What to produce.
Pictures within the data are to be left out; everything else must be reproduced exactly.

Information supplied.
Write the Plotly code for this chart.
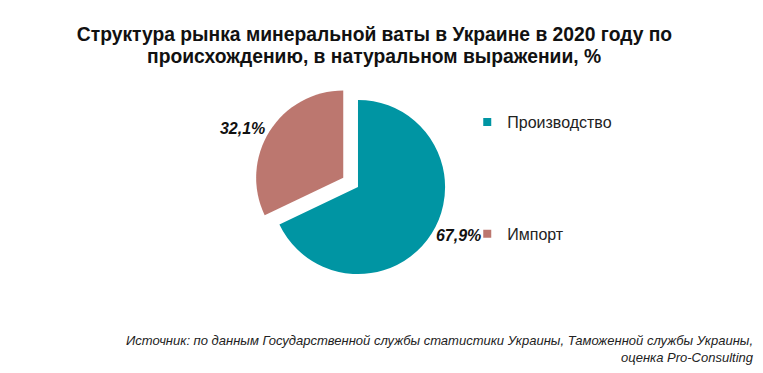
import plotly.graph_objects as go

categories = ["Производство", "Импорт"]
values = [67.9, 32.1]
colors = ["#0095A3", "#BC776F"]
pulls = [0, 0.2]
title_line1 = "Структура рынка минеральной ваты в Украине в 2020 году по"
title_line2 = "происхождению, в натуральном выражении, %"
source_text = "Источник: по данным Государственной службы статистики Украины, Таможенной службы Украины,<br>оценка Pro-Consulting"

labels_text = [f"{v:.1f}%".replace(".", ",") for v in values]

FONT = "Liberation Sans, Arial, sans-serif"

fig = go.Figure()
fig.add_trace(go.Pie(
    labels=categories,
    values=values,
    text=labels_text,
    textinfo="text",
    textposition="outside",
    textfont=dict(family=FONT, size=16, color="#111111"),
    texttemplate="<b><i>%{text}</i></b>",
    marker=dict(colors=colors, line=dict(width=0)),
    pull=pulls,
    sort=False,
    direction="clockwise",
    rotation=0,
    showlegend=False,
    hoverinfo="label+percent",
    domain=dict(x=[0.3217, 0.5957], y=[0.2399, 0.8003]),
))

for i, (c, col) in enumerate(zip(categories, colors)):
    fig.add_trace(go.Scatter(
        x=[None], y=[None], mode="markers", name=c,
        marker=dict(symbol="square", size=8, color=col),
        legendgroup=f"g{i}", showlegend=True,
    ))

fig.update_layout(
    width=763, height=373,
    margin=dict(l=0, r=0, t=0, b=0),
    paper_bgcolor="white", plot_bgcolor="white",
    title=dict(text=f"<b>{title_line1}</b>", x=0.4803, xanchor="center",
               y=0.9284, yanchor="middle",
               font=dict(family=FONT, size=19.3, color="#111111")),
    xaxis=dict(visible=False), yaxis=dict(visible=False),
    legend=dict(x=0.6019, xanchor="left", y=0.740, yanchor="top",
                font=dict(family=FONT, size=16, color="#222222"),
                tracegroupgap=88, itemwidth=30, bgcolor="rgba(0,0,0,0)"),
    annotations=[
        dict(text=f"<b>{title_line2}</b>", xref="paper", yref="paper",
             x=0.4803, y=0.870, xanchor="center", yanchor="middle",
             showarrow=False,
             font=dict(family=FONT, size=19.3, color="#111111")),
        dict(text=f"<i>{source_text}</i>", xref="paper", yref="paper",
             x=0.9802, y=0.134, xanchor="right", yanchor="top", align="right",
             showarrow=False,
             font=dict(family=FONT, size=13, color="#222222")),
    ],
)

fig.write_html("out.html")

Answer in full.
Write the Plotly code for this chart.
import plotly.graph_objects as go

categories = ["Производство", "Импорт"]
values = [67.9, 32.1]
colors = ["#0095A3", "#BC776F"]
pulls = [0, 0.2]
title_line1 = "Структура рынка минеральной ваты в Украине в 2020 году по"
title_line2 = "происхождению, в натуральном выражении, %"
source_text = "Источник: по данным Государственной службы статистики Украины, Таможенной службы Украины,<br>оценка Pro-Consulting"

labels_text = [f"{v:.1f}%".replace(".", ",") for v in values]

FONT = "Liberation Sans, Arial, sans-serif"

fig = go.Figure()
fig.add_trace(go.Pie(
    labels=categories,
    values=values,
    text=labels_text,
    textinfo="text",
    textposition="outside",
    textfont=dict(family=FONT, size=16, color="#111111"),
    texttemplate="<b><i>%{text}</i></b>",
    marker=dict(colors=colors, line=dict(width=0)),
    pull=pulls,
    sort=False,
    direction="clockwise",
    rotation=0,
    showlegend=False,
    hoverinfo="label+percent",
    domain=dict(x=[0.3217, 0.5957], y=[0.2399, 0.8003]),
))

for i, (c, col) in enumerate(zip(categories, colors)):
    fig.add_trace(go.Scatter(
        x=[None], y=[None], mode="markers", name=c,
        marker=dict(symbol="square", size=8, color=col),
        legendgroup=f"g{i}", showlegend=True,
    ))

fig.update_layout(
    width=763, height=373,
    margin=dict(l=0, r=0, t=0, b=0),
    paper_bgcolor="white", plot_bgcolor="white",
    title=dict(text=f"<b>{title_line1}</b>", x=0.4803, xanchor="center",
               y=0.9284, yanchor="middle",
               font=dict(family=FONT, size=19.3, color="#111111")),
    xaxis=dict(visible=False), yaxis=dict(visible=False),
    legend=dict(x=0.6019, xanchor="left", y=0.740, yanchor="top",
                font=dict(family=FONT, size=16, color="#222222"),
                tracegroupgap=88, itemwidth=30, bgcolor="rgba(0,0,0,0)"),
    annotations=[
        dict(text=f"<b>{title_line2}</b>", xref="paper", yref="paper",
             x=0.4803, y=0.870, xanchor="center", yanchor="middle",
             showarrow=False,
             font=dict(family=FONT, size=19.3, color="#111111")),
        dict(text=f"<i>{source_text}</i>", xref="paper", yref="paper",
             x=0.9802, y=0.134, xanchor="right", yanchor="top", align="right",
             showarrow=False,
             font=dict(family=FONT, size=13, color="#222222")),
    ],
)

fig.write_html("out.html")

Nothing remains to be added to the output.